YOUR GOAL:
Start at the line that contains "Generate a LaTeX", stop at the line that contains "(93,43) rectangle (540,240);", and repeat every line in that span, those two included, with no pictures.

EXTRACTED INFORMATION:
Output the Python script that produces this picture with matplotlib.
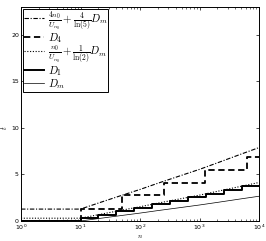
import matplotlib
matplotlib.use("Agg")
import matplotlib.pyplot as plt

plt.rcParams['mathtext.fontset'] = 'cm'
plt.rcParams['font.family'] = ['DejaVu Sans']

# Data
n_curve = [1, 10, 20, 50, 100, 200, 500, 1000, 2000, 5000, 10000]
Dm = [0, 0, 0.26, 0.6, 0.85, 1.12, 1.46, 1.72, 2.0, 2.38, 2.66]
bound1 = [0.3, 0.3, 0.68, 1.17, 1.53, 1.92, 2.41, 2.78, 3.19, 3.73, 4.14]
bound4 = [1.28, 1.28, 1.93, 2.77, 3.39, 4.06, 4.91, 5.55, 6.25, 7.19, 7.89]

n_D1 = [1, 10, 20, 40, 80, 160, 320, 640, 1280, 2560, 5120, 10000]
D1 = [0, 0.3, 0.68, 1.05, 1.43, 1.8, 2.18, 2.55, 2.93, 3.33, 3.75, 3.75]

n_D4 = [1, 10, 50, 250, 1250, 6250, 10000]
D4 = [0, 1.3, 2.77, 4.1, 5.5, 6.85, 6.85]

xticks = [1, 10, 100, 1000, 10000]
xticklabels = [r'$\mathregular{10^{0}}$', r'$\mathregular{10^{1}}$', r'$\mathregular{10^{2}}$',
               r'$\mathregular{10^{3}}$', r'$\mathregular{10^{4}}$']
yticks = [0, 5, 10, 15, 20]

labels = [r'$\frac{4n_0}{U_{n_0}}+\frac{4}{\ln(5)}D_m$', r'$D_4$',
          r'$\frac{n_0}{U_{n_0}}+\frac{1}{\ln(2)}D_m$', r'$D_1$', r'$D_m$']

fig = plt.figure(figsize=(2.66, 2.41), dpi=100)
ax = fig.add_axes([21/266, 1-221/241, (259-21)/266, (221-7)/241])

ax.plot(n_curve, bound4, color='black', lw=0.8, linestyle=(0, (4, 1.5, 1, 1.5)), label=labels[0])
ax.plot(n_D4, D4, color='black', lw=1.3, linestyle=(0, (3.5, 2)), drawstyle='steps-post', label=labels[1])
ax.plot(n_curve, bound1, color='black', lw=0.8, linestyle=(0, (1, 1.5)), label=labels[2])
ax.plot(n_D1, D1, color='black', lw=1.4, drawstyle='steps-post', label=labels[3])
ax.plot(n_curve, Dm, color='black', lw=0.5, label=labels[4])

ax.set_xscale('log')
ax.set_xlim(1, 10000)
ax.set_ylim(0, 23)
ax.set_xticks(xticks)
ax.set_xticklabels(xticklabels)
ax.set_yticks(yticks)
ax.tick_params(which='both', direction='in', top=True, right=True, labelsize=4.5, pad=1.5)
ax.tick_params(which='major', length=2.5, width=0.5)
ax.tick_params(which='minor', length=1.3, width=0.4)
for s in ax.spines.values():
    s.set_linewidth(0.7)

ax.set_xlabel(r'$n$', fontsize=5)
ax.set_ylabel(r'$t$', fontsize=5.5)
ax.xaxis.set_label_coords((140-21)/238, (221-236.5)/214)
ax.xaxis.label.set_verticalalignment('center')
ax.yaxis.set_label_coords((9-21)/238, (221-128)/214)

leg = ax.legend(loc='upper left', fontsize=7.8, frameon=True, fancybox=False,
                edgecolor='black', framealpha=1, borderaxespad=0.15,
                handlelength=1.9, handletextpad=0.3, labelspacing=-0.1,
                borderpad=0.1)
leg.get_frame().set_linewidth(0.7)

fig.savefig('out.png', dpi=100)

==

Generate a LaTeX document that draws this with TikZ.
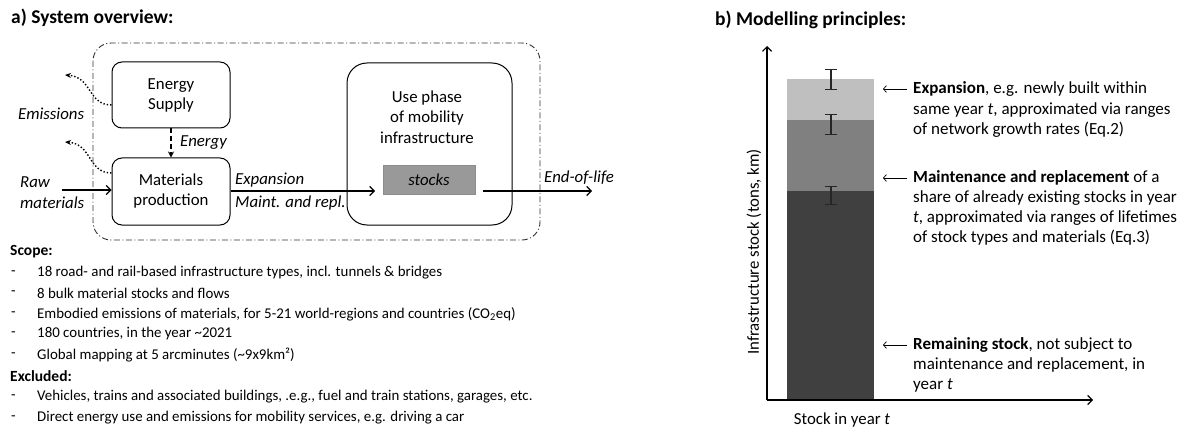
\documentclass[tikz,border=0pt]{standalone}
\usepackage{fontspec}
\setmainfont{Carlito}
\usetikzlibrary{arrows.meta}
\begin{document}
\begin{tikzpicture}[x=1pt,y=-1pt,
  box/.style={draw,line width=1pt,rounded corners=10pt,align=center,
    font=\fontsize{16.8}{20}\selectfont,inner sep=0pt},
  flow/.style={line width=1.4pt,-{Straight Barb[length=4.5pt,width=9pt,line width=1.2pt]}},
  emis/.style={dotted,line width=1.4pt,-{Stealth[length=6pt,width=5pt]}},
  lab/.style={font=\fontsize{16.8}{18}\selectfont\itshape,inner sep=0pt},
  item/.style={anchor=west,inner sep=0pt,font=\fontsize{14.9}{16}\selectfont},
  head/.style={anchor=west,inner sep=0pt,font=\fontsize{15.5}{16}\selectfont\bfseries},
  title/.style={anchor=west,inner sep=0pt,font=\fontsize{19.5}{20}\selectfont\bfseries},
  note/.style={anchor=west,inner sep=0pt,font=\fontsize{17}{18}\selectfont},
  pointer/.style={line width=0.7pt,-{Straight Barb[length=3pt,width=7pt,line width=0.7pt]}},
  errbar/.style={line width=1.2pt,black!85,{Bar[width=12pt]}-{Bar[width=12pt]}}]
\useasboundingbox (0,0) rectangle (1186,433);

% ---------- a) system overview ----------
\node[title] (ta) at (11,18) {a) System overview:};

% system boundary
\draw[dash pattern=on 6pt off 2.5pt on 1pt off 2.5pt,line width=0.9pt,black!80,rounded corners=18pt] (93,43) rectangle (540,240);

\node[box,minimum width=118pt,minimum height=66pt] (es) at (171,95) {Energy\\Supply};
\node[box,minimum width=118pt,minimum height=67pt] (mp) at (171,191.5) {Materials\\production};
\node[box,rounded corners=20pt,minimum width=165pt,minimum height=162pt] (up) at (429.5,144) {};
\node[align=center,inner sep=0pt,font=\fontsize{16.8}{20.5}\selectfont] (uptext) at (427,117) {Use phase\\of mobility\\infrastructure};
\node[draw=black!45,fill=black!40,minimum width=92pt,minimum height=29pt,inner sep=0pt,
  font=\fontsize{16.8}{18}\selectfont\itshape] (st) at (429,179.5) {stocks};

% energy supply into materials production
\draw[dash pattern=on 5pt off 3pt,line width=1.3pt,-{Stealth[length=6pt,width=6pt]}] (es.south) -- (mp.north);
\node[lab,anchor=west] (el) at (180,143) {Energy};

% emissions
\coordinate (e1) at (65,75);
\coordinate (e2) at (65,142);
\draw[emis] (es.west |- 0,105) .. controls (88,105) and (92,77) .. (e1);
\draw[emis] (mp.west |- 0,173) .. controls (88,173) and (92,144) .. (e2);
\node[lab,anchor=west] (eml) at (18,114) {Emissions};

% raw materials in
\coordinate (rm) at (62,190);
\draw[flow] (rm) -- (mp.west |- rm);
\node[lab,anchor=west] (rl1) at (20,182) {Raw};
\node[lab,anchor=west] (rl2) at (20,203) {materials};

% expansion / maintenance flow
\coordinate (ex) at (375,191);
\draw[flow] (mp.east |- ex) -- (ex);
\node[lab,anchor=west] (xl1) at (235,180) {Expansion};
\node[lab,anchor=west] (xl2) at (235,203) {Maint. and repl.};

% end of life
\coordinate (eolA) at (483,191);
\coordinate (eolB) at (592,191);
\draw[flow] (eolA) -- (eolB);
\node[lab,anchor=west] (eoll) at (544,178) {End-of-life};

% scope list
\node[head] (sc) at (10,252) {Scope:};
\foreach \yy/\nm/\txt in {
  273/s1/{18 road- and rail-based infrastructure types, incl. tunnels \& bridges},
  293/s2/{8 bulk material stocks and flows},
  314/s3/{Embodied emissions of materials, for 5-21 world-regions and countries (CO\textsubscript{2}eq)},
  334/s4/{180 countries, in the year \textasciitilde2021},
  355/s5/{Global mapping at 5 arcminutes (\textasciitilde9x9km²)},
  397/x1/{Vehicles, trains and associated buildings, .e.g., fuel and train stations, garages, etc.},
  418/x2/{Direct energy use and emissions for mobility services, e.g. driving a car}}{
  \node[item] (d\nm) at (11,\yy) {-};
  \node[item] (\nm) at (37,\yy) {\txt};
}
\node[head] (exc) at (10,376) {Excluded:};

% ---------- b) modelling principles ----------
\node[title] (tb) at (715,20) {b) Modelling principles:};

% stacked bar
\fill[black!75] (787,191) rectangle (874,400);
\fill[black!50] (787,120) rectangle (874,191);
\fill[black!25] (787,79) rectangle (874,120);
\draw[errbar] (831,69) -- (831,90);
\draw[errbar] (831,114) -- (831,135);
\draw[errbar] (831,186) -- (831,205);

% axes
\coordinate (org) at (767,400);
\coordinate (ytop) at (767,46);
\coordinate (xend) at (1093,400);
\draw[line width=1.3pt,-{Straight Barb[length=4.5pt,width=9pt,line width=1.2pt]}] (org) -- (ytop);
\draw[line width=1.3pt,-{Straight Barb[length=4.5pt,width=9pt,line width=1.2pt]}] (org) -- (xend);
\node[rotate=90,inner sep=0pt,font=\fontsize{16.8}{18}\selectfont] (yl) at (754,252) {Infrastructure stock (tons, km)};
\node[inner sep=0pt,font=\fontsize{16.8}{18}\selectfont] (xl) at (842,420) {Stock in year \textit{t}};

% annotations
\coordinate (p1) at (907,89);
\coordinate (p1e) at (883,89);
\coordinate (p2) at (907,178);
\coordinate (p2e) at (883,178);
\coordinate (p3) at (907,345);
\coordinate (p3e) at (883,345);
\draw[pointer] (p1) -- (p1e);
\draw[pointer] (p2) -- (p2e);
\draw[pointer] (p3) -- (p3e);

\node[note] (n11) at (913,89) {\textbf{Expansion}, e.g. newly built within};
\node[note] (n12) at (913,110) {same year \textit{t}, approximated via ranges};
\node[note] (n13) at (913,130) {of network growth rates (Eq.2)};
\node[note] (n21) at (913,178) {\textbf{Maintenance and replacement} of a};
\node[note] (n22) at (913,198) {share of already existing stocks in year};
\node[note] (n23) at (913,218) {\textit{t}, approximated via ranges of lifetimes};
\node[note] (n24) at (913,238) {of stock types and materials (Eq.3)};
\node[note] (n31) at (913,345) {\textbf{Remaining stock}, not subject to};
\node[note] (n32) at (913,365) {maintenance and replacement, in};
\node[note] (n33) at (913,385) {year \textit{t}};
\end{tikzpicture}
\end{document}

FINISHED ANSWER:
Generate a LaTeX document that draws this with TikZ.
\documentclass[tikz,border=0pt]{standalone}
\usepackage{fontspec}
\setmainfont{Carlito}
\usetikzlibrary{arrows.meta}
\begin{document}
\begin{tikzpicture}[x=1pt,y=-1pt,
  box/.style={draw,line width=1pt,rounded corners=10pt,align=center,
    font=\fontsize{16.8}{20}\selectfont,inner sep=0pt},
  flow/.style={line width=1.4pt,-{Straight Barb[length=4.5pt,width=9pt,line width=1.2pt]}},
  emis/.style={dotted,line width=1.4pt,-{Stealth[length=6pt,width=5pt]}},
  lab/.style={font=\fontsize{16.8}{18}\selectfont\itshape,inner sep=0pt},
  item/.style={anchor=west,inner sep=0pt,font=\fontsize{14.9}{16}\selectfont},
  head/.style={anchor=west,inner sep=0pt,font=\fontsize{15.5}{16}\selectfont\bfseries},
  title/.style={anchor=west,inner sep=0pt,font=\fontsize{19.5}{20}\selectfont\bfseries},
  note/.style={anchor=west,inner sep=0pt,font=\fontsize{17}{18}\selectfont},
  pointer/.style={line width=0.7pt,-{Straight Barb[length=3pt,width=7pt,line width=0.7pt]}},
  errbar/.style={line width=1.2pt,black!85,{Bar[width=12pt]}-{Bar[width=12pt]}}]
\useasboundingbox (0,0) rectangle (1186,433);

% ---------- a) system overview ----------
\node[title] (ta) at (11,18) {a) System overview:};

% system boundary
\draw[dash pattern=on 6pt off 2.5pt on 1pt off 2.5pt,line width=0.9pt,black!80,rounded corners=18pt] (93,43) rectangle (540,240);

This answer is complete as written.